- **Figure scripts**
++++++++

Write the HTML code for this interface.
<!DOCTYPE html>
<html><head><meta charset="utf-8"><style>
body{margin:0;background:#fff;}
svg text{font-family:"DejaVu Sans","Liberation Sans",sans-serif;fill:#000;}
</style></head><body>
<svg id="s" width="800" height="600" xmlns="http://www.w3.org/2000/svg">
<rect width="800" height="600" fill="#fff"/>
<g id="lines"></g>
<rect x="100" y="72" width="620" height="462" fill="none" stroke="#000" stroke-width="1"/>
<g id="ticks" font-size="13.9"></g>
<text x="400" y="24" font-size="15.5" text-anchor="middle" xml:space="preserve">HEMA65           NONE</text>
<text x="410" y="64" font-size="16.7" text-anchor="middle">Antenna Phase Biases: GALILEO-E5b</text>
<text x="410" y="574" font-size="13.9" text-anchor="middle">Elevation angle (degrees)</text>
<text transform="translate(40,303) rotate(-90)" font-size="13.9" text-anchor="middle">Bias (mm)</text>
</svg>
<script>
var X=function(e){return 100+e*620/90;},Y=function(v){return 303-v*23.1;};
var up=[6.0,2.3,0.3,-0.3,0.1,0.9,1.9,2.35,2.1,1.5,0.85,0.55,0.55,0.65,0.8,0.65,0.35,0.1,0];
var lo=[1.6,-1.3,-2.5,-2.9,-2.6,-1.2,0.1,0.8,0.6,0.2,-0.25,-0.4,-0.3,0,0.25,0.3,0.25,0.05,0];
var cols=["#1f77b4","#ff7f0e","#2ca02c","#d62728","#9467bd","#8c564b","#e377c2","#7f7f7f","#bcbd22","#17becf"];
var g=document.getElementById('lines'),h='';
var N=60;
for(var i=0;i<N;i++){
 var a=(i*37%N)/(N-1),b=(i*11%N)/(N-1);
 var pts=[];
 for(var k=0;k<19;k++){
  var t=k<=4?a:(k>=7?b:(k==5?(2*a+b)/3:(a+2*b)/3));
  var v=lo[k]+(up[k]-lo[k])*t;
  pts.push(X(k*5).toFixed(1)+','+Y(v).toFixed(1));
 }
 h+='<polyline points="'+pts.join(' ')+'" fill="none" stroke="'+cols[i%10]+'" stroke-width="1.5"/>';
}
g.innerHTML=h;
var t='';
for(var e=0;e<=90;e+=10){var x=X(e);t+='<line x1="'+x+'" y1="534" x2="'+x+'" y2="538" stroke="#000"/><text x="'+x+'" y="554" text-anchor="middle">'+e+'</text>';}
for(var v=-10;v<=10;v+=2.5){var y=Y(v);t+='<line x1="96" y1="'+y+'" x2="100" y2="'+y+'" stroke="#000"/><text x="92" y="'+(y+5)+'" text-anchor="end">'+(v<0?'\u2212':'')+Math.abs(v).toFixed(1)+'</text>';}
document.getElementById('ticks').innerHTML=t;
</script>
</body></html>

++++++++

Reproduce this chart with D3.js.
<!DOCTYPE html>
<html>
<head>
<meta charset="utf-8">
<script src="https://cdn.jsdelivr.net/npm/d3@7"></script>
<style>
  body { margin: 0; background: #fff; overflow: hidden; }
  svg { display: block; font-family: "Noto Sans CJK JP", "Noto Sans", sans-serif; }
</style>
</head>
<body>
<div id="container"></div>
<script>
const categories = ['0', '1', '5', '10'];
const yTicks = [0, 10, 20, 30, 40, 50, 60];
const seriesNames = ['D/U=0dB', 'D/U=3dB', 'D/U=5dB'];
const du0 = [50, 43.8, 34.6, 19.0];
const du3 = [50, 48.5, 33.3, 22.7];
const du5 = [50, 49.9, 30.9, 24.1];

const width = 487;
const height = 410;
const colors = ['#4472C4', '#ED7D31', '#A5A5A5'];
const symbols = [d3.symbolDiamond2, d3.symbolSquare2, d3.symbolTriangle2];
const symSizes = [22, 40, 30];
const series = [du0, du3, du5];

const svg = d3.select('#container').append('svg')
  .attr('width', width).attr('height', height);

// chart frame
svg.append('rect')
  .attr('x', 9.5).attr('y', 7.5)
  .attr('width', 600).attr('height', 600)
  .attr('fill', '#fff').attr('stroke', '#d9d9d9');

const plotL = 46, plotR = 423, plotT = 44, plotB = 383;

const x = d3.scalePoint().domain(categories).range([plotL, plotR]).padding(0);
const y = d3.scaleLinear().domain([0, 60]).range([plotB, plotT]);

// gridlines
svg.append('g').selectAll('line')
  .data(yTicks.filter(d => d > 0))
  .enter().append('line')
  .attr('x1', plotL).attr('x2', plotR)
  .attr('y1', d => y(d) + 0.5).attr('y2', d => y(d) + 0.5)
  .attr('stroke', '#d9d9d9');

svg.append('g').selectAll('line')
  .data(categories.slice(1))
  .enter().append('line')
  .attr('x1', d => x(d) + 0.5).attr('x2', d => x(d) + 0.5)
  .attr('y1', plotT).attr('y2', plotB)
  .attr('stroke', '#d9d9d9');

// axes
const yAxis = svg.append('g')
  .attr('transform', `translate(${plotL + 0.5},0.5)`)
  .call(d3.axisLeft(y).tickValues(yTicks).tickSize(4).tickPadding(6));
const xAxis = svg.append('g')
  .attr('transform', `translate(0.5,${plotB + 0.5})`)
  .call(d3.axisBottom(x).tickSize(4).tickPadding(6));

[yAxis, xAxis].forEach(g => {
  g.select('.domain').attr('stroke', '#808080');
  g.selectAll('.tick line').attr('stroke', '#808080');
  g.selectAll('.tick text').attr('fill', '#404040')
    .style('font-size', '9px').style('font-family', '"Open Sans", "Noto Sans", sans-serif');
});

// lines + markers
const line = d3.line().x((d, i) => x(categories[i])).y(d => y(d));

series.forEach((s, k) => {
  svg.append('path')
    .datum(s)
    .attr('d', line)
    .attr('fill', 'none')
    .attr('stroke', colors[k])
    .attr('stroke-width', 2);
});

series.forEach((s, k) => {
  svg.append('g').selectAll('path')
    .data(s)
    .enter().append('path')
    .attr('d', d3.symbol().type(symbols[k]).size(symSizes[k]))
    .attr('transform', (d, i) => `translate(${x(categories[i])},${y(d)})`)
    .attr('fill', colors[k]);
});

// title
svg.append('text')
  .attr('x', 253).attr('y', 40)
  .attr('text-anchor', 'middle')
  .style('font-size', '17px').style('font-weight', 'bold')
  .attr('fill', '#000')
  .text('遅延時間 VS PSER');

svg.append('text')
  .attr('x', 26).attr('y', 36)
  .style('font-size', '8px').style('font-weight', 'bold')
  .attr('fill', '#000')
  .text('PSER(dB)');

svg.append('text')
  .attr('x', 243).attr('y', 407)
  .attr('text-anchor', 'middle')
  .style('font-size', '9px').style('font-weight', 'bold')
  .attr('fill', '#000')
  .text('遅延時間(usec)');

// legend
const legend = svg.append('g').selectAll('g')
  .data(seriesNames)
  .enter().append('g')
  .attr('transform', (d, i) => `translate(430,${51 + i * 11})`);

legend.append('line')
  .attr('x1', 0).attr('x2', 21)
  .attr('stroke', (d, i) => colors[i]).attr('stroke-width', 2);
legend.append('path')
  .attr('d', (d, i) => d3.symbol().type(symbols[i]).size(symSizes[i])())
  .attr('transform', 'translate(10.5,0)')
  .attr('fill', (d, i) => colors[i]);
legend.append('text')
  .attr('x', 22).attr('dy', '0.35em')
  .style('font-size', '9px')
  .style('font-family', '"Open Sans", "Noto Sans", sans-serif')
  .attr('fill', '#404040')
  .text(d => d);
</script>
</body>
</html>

++++++++

- **PROMPT**
Extract the lines of the preceding material that run from the line with "Reproduce this chart with D3.js." through the line with "const plotL = 46, plotR", inclusive, reproducing them exactly and adding nothing.

- **SOLUTION FOR THIS PROBLEM**
Reproduce this chart with D3.js.
<!DOCTYPE html>
<html>
<head>
<meta charset="utf-8">
<script src="https://cdn.jsdelivr.net/npm/d3@7"></script>
<style>
  body { margin: 0; background: #fff; overflow: hidden; }
  svg { display: block; font-family: "Noto Sans CJK JP", "Noto Sans", sans-serif; }
</style>
</head>
<body>
<div id="container"></div>
<script>
const categories = ['0', '1', '5', '10'];
const yTicks = [0, 10, 20, 30, 40, 50, 60];
const seriesNames = ['D/U=0dB', 'D/U=3dB', 'D/U=5dB'];
const du0 = [50, 43.8, 34.6, 19.0];
const du3 = [50, 48.5, 33.3, 22.7];
const du5 = [50, 49.9, 30.9, 24.1];

const width = 487;
const height = 410;
const colors = ['#4472C4', '#ED7D31', '#A5A5A5'];
const symbols = [d3.symbolDiamond2, d3.symbolSquare2, d3.symbolTriangle2];
const symSizes = [22, 40, 30];
const series = [du0, du3, du5];

const svg = d3.select('#container').append('svg')
  .attr('width', width).attr('height', height);

// chart frame
svg.append('rect')
  .attr('x', 9.5).attr('y', 7.5)
  .attr('width', 600).attr('height', 600)
  .attr('fill', '#fff').attr('stroke', '#d9d9d9');

const plotL = 46, plotR = 423, plotT = 44, plotB = 383;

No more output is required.